Looking on the news footage about yet another hurricane, I catch myself thinking that it is something basically wrong in that imagery.
If you compare f.e. Florida devastaion images and current footage from Ukraine or Donbass and you are an engineer, than you obviously find out that poor villages on Ukraine damaged diring battles looks better than much more expensive realty remnants in hurricane devastations in US.
And main thing - as engineer you will notice that overhelming majority of US houses destroyed by hurricane is really just a framing from wooden sticks covered by sheets of plywood or drywall, or by planks in the best case, and often don't even have a proper foundation, while on the other side of globe people build their houses from stone, concrete or logs and they withstand even direct hits of shells or missiles.
I don't understand that. If you live in area where hurricanes are not a rare thing, why would you build your house from sticks and plywood instead of building one that will just withstand the storm.
In Russia framed houses exists too, but it is usually a cheap vacation homes where people spend weekends. If one decide to live permanently in a rural area, the house from bricks, concrete or logs would be built, even if there is no any historical records of hurricanes or tornadoes in region.
So why build houses that are absolutely not designed for the hurricanes in area where hurricanes are regular thing, instead of just building concrete houses that will sustain hurricanes with minimum damage? Replacing few windows are much cheaper than rebuilding even cheapest possible framed house from the ground. And you hardly have a probability of injury or death if a hurricane catch you in normal building.
Even more - I know that in Montana, f.e., where hurricanes are not an issue, some people build houses from logs, that with high probability will withstand hurricane. And even on some footages from Florida I saw rare untouched concrete buildings among the totally destroyed realty.
So what I'm missing here? Why in areas that often hit by hurricanes people don't bother to build normal, reliable houses from proper materials and instead continue to build a boxes from sticks and plywood again and again with the same result after next hurricane?
That would be because news crews don't go around filming the houses that are built in the way you described because....they don't make for very good footage to affect the viewer emotionally and stay invested with the newscast and not click away during commercials.
Why do you think the "mostly peaceful protests" still had flaming wreckage in their backgrounds?
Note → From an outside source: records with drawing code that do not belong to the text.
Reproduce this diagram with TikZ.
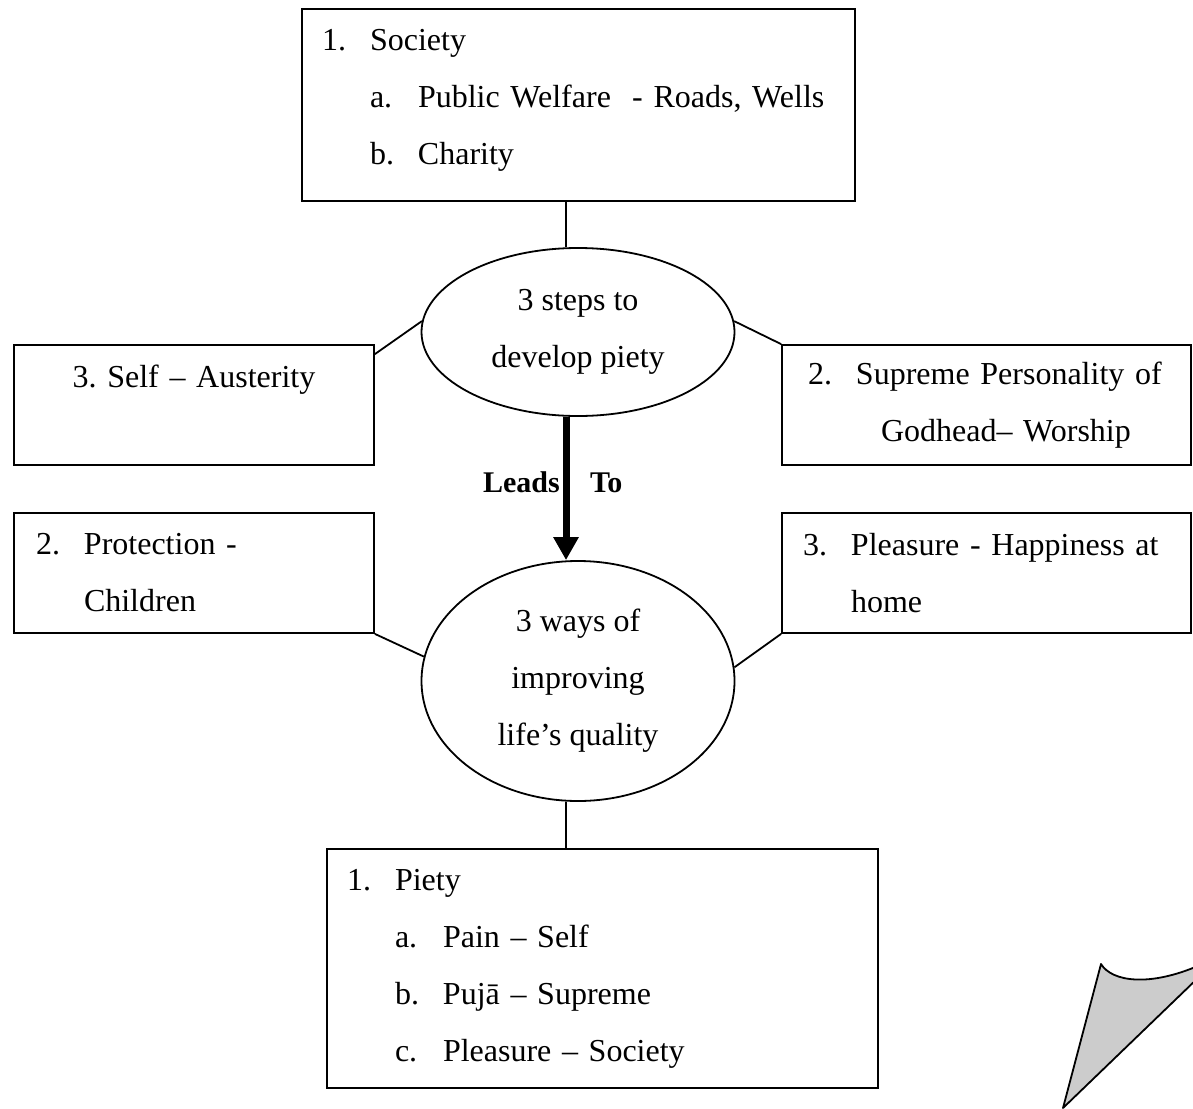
\documentclass[tikz,border=0pt]{standalone}
\usepackage{fontspec}
\setmainfont{Liberation Serif}
\usetikzlibrary{shapes.geometric, arrows.meta, calc}
\tikzset{
    txt/.style={font=\fontsize{32}{57}\selectfont},
    listbox/.style={draw, line width=1.8pt, rectangle, inner sep=0pt, txt,
        align=left},
    oval/.style={draw, line width=1.8pt, ellipse, inner sep=0pt, txt,
        align=center, minimum width=313pt},
    link/.style={line width=1.8pt},
    leadsto/.style={line width=7pt, -{Triangle[length=23pt, width=24pt]}},
}
\newcommand{\numlbl}[1]{\makebox[48pt][l]{#1}}

\begin{document}
\begin{tikzpicture}[x=1pt, y=-1pt]
    \useasboundingbox (0, 0) rectangle (1193, 1108); % Page: 1193 x 1108

    \node[listbox, text width=553pt, minimum height=192pt] (society)
        at (578.5, 105) {\hspace*{20pt}\numlbl{1.}Society\\
        \hspace*{68pt}\numlbl{a.}Public Welfare\ \ - Roads, Wells\\
        \hspace*{68pt}\numlbl{b.}Charity\rule[-17pt]{0pt}{0pt}}; % Lifts text
    \node[oval, minimum height=168pt] (steps) at (578, 332)
        {3 steps to\\ develop piety};
    \node[listbox, text width=360pt, minimum height=120pt, align=center]
        (austerity) at (194, 405) {3.\ Self – Austerity\\ \mbox{}};
    \node[listbox, text width=409pt, minimum height=120pt] (worship)
        at (986.5, 405) {\hspace*{26pt}\numlbl{2.}Supreme Personality of\\
        \hspace*{99pt}Godhead– Worship};
    \node[listbox, text width=360pt, minimum height=120pt] (protection)
        at (194, 573) {\hspace*{22pt}\numlbl{2.}Protection -\\
        \hspace*{70pt}Children};
    \node[listbox, text width=409pt, minimum height=120pt] (pleasure)
        at (986.5, 573) {\hspace*{21pt}\numlbl{3.}Pleasure - Happiness at\\
        \hspace*{69pt}home};
    \node[oval, minimum height=240pt] (ways) at (578, 681)
        {3 ways of\\ improving\\ life’s quality};
    \node[listbox, text width=551pt, minimum height=239pt] (piety)
        at (602.5, 968.5) {\hspace*{20pt}\numlbl{1.}Piety\\
        \hspace*{68pt}\numlbl{a.}Pain – Self\\
        \hspace*{68pt}\numlbl{b.}Pujā – Supreme\\
        \hspace*{68pt}\numlbl{c.}Pleasure – Society};

    \coordinate (spine) at (566, 0); % Vertical connectors run at x = 566
    \coordinate (austerity-in) at ($(austerity.north east)+(0, 10)$);

    \draw[link] (society.south -| spine) -- (steps.north -| spine);
    \draw[leadsto] (steps.south -| spine) -- (ways.north -| spine);
    \draw[link] (ways.south -| spine) -- (piety.north -| spine);

    \foreach \from/\to in {austerity-in/steps.176, steps.4/worship.north west,
        protection.south east/ways.171, ways.5/pleasure.south west}
        \draw[link] (\from) -- (\to); % Side boxes

    \node[txt, font=\fontsize{30}{57}\selectfont\bfseries, inner sep=0pt,
        anchor=base east] (leads) at (560, 492) {Leads};
    \node[txt, font=\fontsize{30}{57}\selectfont\bfseries, inner sep=0pt,
        anchor=base west] (to) at (590, 492) {To};

    \begin{scope}
        \clip (0, 0) rectangle (1193, 1108);
        \filldraw[fill=gray!40, line width=1.8pt, line join=round]
            (1063, 1108) -- (1101, 964)
            .. controls (1112, 982) and (1150, 987) .. (1200, 965)
            -- (1200, 976) -- cycle; % Curled page corner
    \end{scope}
\end{tikzpicture}
\end{document}
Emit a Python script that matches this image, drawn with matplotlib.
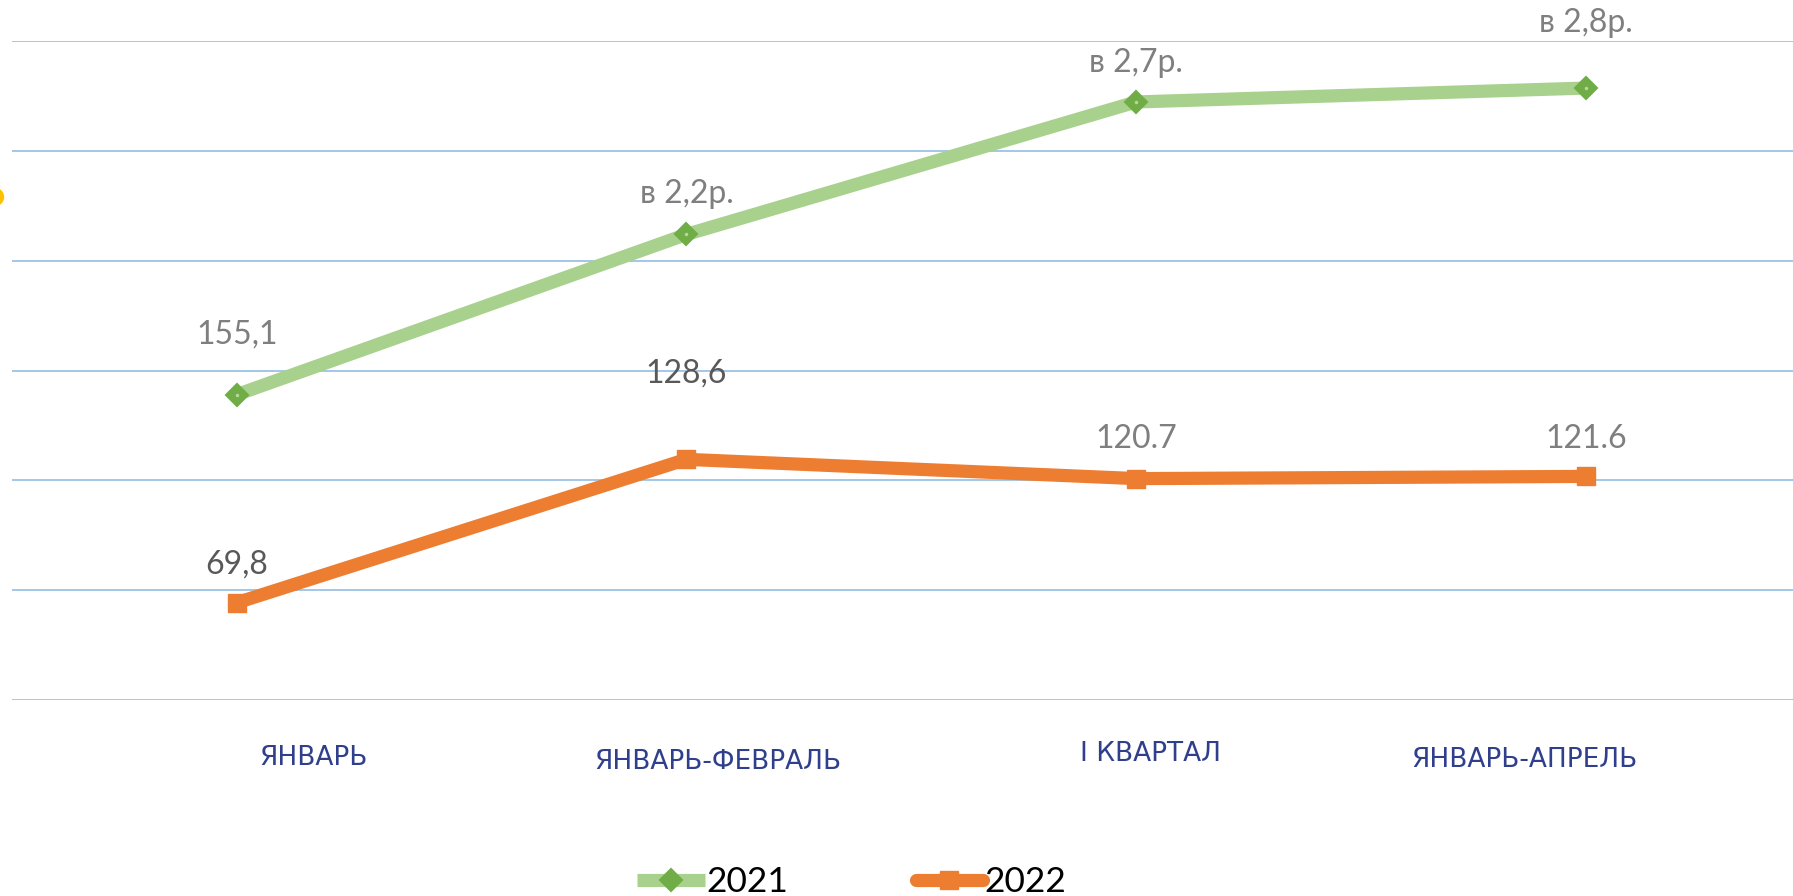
import matplotlib
matplotlib.use('Agg')
import matplotlib.pyplot as plt
from matplotlib.patches import Circle

categories = ['ЯНВАРЬ', 'ЯНВАРЬ-ФЕВРАЛЬ', 'I КВАРТАЛ', 'ЯНВАРЬ-АПРЕЛЬ']
series_names = ['2021', '2022']
vals_2021 = [155.1, 220.8, 275.1, 280.8]
vals_2022 = [69.8, 128.6, 120.7, 121.6]
labels_2021 = ['155,1', 'в 2,2р.', 'в 2,7р.', 'в 2,8р.']
labels_2022 = ['69,8', '128,6', '120.7', '121.6']

# label offsets above the points, in pixels (placed by hand in the original)
off_2021 = [60, 40, 39, 65]
off_2022 = [38, 86, 40, 37]
# category label shifts (x, y) in pixels, also hand placed in the original
cat_dx = [77, 31, 14, -61]
cat_dy = [-58, -62, -54, -60]

green_line = '#a9d18e'
green_mark = '#70ad47'
orange = '#ed7d31'
grid_col = '#9dc3e6'
cat_col = '#2f3f8c'

fig = plt.figure(figsize=(17.93, 8.96), dpi=100)
ax = fig.add_axes([0.00658, 0.2189, 1.0033, 0.7351])

x = list(range(len(categories)))

l1, = ax.plot(x, vals_2021, color=green_line, lw=9.5, marker='D', ms=11.5,
              mfc=green_mark, mec=green_mark, mew=1.5, solid_capstyle='butt',
              label=series_names[0], zorder=3)
ax.plot(x, vals_2021, ls='none', marker='o', ms=2.5, mfc='#b5d99c', mec='none', zorder=4)
l2, = ax.plot(x, vals_2022, color=orange, lw=9.5, marker='s', ms=13,
              mfc=orange, mec=orange, solid_capstyle='round',
              label=series_names[1], zorder=3)

for i in x:
    ax.annotate(labels_2021[i], (i, vals_2021[i]), xytext=(0, off_2021[i]),
                textcoords='offset pixels', ha='center', va='center',
                fontsize=23, color='#7f7f7f', family='Lato', annotation_clip=False)
    c = '#595959' if i < 2 else '#7f7f7f'
    ax.annotate(labels_2022[i], (i, vals_2022[i]), xytext=(0, off_2022[i]),
                textcoords='offset pixels', ha='center', va='center',
                fontsize=23, color=c, family='Lato', annotation_clip=False)
    ax.annotate(categories[i], (i, 0), xycoords=('data', 'axes fraction'),
                xytext=(cat_dx[i], cat_dy[i]), textcoords='offset pixels',
                ha='center', va='center', fontsize=19, color=cat_col,
                family=['Liberation Sans Narrow', 'DejaVu Sans'], annotation_clip=False)

ax.set_xlim(-0.5, 3.5)
ax.set_ylim(30, 300)
ax.set_yticks([30, 75, 120, 165, 210, 255, 300])
ax.yaxis.grid(True, color=grid_col, lw=1.3)
ax.set_axisbelow(True)
ax.tick_params(axis='y', left=False, labelleft=False)
ax.set_xticks(x)
ax.tick_params(axis='x', length=0, labelbottom=False)
for s in ax.spines.values():
    s.set_visible(False)

ax.legend(handles=[l1, l2], loc='center', bbox_to_anchor=(852 / 1793, 14 / 896),
          bbox_transform=fig.transFigure, ncol=2, frameon=False,
          handlelength=1.9, handletextpad=0.05, columnspacing=3.6,
          prop={'family': 'Lato', 'size': 25.5})

# small yellow element cut off at the left edge (inches from bottom-left)
fig.patches.append(Circle((-0.05, (896 - 197) / 100), 0.085, transform=fig.dpi_scale_trans,
                          color='#ffc000', figure=fig))

fig.savefig('out.png', dpi=100)
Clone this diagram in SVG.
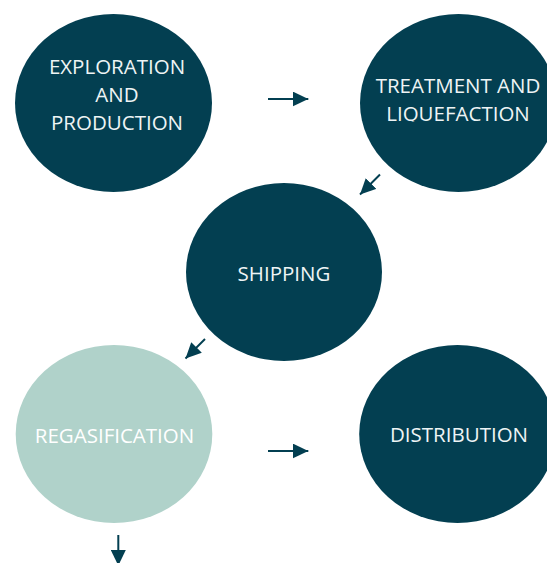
<svg xmlns="http://www.w3.org/2000/svg" width="547" height="563" viewBox="0 0 547 563">
<style>
.dark{fill:#033f51}
.light{fill:#b0d2ca}
.t{font-family:"Open Sans","Noto Sans",sans-serif;font-size:20.5px;text-anchor:middle;fill:#eef4f5}
.c{stroke:#033f51;stroke-width:2;fill:none}
</style>
<defs>
<marker id="ah" markerUnits="userSpaceOnUse" markerWidth="16" markerHeight="15" refX="15.6" refY="7.5" orient="auto" viewBox="0 0 16 15">
<path d="M0,0 L15.6,7.5 L0,15 z" fill="#033f51"/>
</marker>
<clipPath id="clipT"><rect x="340" y="60" width="220" height="61.5"/></clipPath>
</defs>
<rect width="547" height="563" fill="#ffffff"/>
<g id="connectors">
<line class="c" x1="268" y1="99" x2="308.3" y2="99" marker-end="url(#ah)"/>
<line class="c" x1="380" y1="174.5" x2="360" y2="194.5" marker-end="url(#ah)"/>
<line class="c" x1="205" y1="339" x2="185.5" y2="358.5" marker-end="url(#ah)"/>
<line class="c" x1="268" y1="451" x2="308.3" y2="451" marker-end="url(#ah)"/>
<line class="c" x1="118.3" y1="535" x2="118.3" y2="565.6" marker-end="url(#ah)"/>
</g>
<g id="exploration">
<ellipse class="dark" cx="113.5" cy="103" rx="98.5" ry="89"/>
<text class="t" x="117" y="74">EXPLORATION</text>
<text class="t" x="117" y="101.7">AND</text>
<text class="t" x="117" y="130">PRODUCTION</text>
</g>
<g id="treatment">
<ellipse class="dark" cx="458.5" cy="103" rx="98.5" ry="89"/>
<g clip-path="url(#clipT)">
<text class="t" x="458" y="93">TREATMENT AND</text>
<text class="t" x="458" y="120.7">LIQUEFACTION</text>
</g>
</g>
<g id="shipping">
<ellipse class="dark" cx="284" cy="272" rx="98" ry="89"/>
<text class="t" x="284" y="280.7">SHIPPING</text>
</g>
<g id="regasification">
<ellipse class="light" cx="114" cy="434" rx="98.3" ry="89"/>
<text class="t" x="114.5" y="442.7" style="fill:#ffffff">REGASIFICATION</text>
</g>
<g id="distribution">
<ellipse class="dark" cx="457.5" cy="434" rx="98.3" ry="89"/>
<text class="t" x="459" y="441.7">DISTRIBUTION</text>
</g>
</svg>
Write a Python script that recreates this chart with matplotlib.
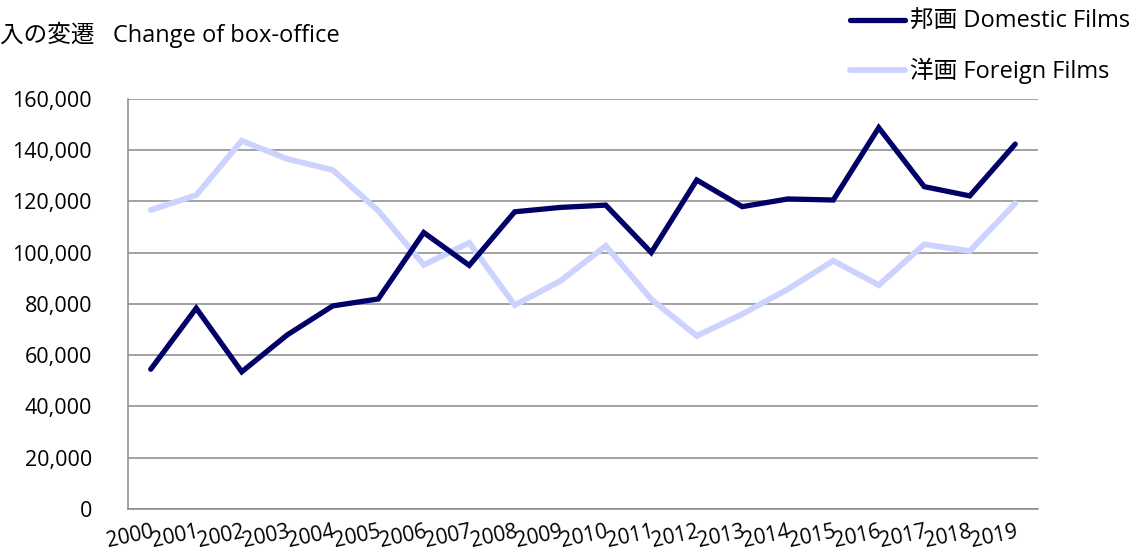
import numpy as np
import matplotlib
matplotlib.use("Agg")
import matplotlib.pyplot as plt

plt.rcParams['font.family'] = ['Open Sans', 'Noto Sans CJK JP', 'DejaVu Sans']

years = [str(y) for y in range(2000, 2020)]
domestic = [54500, 78300, 53500, 67900, 79200, 81900, 107800, 95000, 115900, 117600,
            118500, 100000, 128300, 117900, 120900, 120500, 148700, 125700, 122100, 142300]
foreign = [116600, 122400, 143600, 136500, 132200, 116300, 95200, 103800, 79500, 88900,
           102600, 81800, 67500, 76000, 85700, 96800, 87300, 103200, 100600, 119200]

fig = plt.figure(figsize=(11.31, 5.56), dpi=100)
ax = fig.add_axes([128/1131, 1 - 509/556, (1038 - 128)/1131, (509 - 98.7)/556])

x = np.arange(len(years))
ax.plot(x, domestic, color='#000066', lw=3.8, solid_capstyle='round', solid_joinstyle='miter',
        label='邦画 Domestic Films', zorder=3)
ax.plot(x, foreign, color='#ccd3ff', lw=4.2, solid_capstyle='round', solid_joinstyle='miter',
        label='洋画 Foreign Films', zorder=2)

ax.set_xlim(-0.5, len(years) - 0.5)
ax.set_ylim(0, 160000)
ax.set_yticks(np.arange(0, 160001, 20000))
ax.set_yticklabels([f'{v:,}' for v in range(0, 160001, 20000)], fontsize=15.5)
ax.set_xticks(x)
ax.set_xticklabels(years, fontsize=15, rotation=12, ha='right', va='top', rotation_mode='anchor')
ax.tick_params(axis='y', length=0, pad=26)
ax.tick_params(axis='x', length=0, pad=9)

ax.grid(axis='y', color='#898989', lw=1.1)
ax.set_axisbelow(True)
for s in ['top', 'right']:
    ax.spines[s].set_visible(False)
for s in ['left', 'bottom']:
    ax.spines[s].set_color('#898989')
    ax.spines[s].set_linewidth(1.1)

# title is cut off at the left edge in the original
fig.text(0, 1 - 35/556, '入の変遷   Change of box-office', fontsize=17, va='center', ha='left')

fig.legend(loc='upper right', bbox_to_anchor=(1130/1131, 1 - 10/556), frameon=False,
           fontsize=17, handlelength=2.33, handletextpad=0.2, labelspacing=1.02,
           borderpad=0, borderaxespad=0)

fig.savefig('out.png', dpi=100)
That would be because they are still hardwired to create newscasts in a certain way as I described above, even after given specific instructions to downplay their mentally ill brown shirts destruction of the west.
Plenty of builders do exactly as you mention. Sorry to interrupt the anti-america circle jerk. You may continue.
Got it! Engineering questions are anti-american. And math is racist. OK :) :) :)
Of course I understand news bias and intention to show the worst, and as I mentioned, even in such biased news I still see untouched normal buildings surrounded by devastation.
But it is still unclear for me why in such hurricane rich places still exist any areas that continue to give that devastation footage for the news.
IDK, say nobody build houses in the Northen regions without good thermal insulation. So even if you need a fearmongering picture of hundreds of frozen out houses with freezing families in trouble from yearly disaster named winter, you will not be able to find anything.
But somehow, in the abovementioned Florida, there are still plenty of places where news could easily get nasty pictures of devastation every year.
I understand that. I don't understand why there still exists districts or counties that get destroyed every year.
There are no districts or counties that massively freeze out to death every year in nothern regions f.e. But in much more pleasant (and so more expensive) places to live, somehow such districts exists.
Funny, I mentioned f,e. Montana where, suddenly, people never build houses that are not suitable for local weather conditions. You hardly find a a single house with thin walls and without insulation that will not withstand cold weather in winter. Somehow Montana is not a part of US now?
If you want to stick a label to me, choose something else. Say something about "anti-southern coastal circle-jerk" or whatever term you have for that hurricane prone regions.
If you are heavily abused by comparison of something american with something from other country and feel raped or offended like LGBTXYZ+ whiners, then tell me please, why in Montana US people always build houses appropriate for local regular cold winters, but in Florida US people are not always build houses appropriate for regular hurricanes. Both states I compare here are in US, so you should not be offended.